Plurals: blogs, captions, careers, cartoons, columnists...
Added ed, ing: opened, oriented, publishing...
These can be included in the vocabulary words (nltk.corpus.words.words()) by good stemming.
Proper nouns: english, chinese, saturday, thursday...
I guess, these words are listed here due to the side-effect of converting all words into lower cases. If the first characters are changed to upper case, these words could be listed in the vocabulary words.
Let me try this:
>>> url = "http://www.shanghaidaily.com/nsp/Business/2013/05/25/Yuan%2Bgains%2Bstrength%2Bas%2BPBOC%2Bsets%2Brecord%2Brate/" >>> raw = nltk.clean_html(urlopen(url).read()) >>> words_list = sorted(set([w.lower() for w in words2 if w.isalpha()])) >>> vocab_word = [w.lower() for w in nltk.corpus.words.words()] >>> [w for w in words_list if not w in vocab_word] ['app', 'appears', 'blog', 'blogs', 'br', 'buzzword', 'captions', 'careers', 'cartoons', 'changning', 'columnists', 'com', 'deco', 'districts', 'downloads', 'emagazine', 'email', 'expat', 'expo', 'extends', 'feng', 'guiding', 'hd', 'hongkou', 'http', 'huangpu', 'huiyuan', 'ibe', 'icp', 'info', 'intraday', 'ipad', 'iphone', 'jianmin', 'keqiang', 'keywords', 'liyuan', 'luwan', 'maicaipian', 'metro', 'minhang', 'mini', 'minutes', 'mms', 'neue', 'olympics', 'online', 'opened', 'oriented', 'pboc', 'pdf', 'peng', 'perspectives', 'photos', 'podcasting', 'products', 'publishing', 'pudong', 'pushes', 'putuo', 'rates', 'reforms', 'rhythms', 'rights', 'rss', 'securities', 'services', 'sets', 'shanghaidaily', 'signed', 'sites', 'steals', 'stories', 'strengthened', 'stronger', 'strongest', 'students', 'subscribers', 'tools', 'updated', 'url', 'widening', 'windows', 'www', 'xuhui', 'yangpu', 'years', 'zeitung', 'zhabei', 'zhoushan', 'zuricher'] >>>
My assumption seems correct. The vocabulary list should also be converted into lower cases.
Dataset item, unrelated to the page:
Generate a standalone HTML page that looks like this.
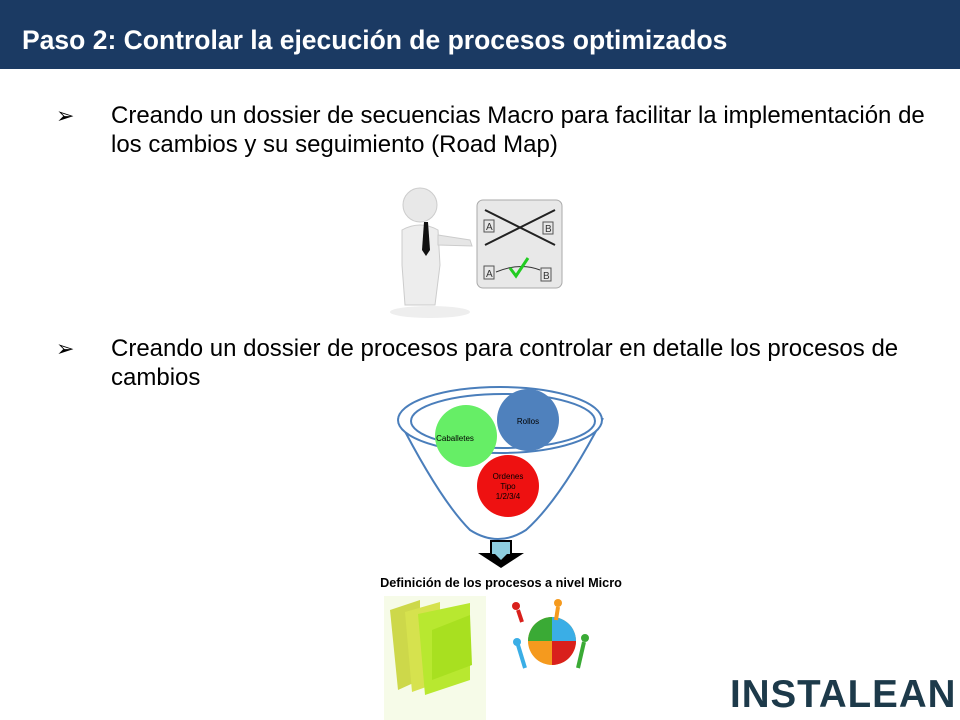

Chinese specific words: huangpu, huiyuan, jianmin, hongkou...
They are name or place name in China. This could be normal if not included in the vocabulary list.
New or internet specific words: app, blog, buzzword, emagazine, email, online, expo...
One possibility is that the vocabulary list is not up to date or not appropriate for this kind of internet-based news articles.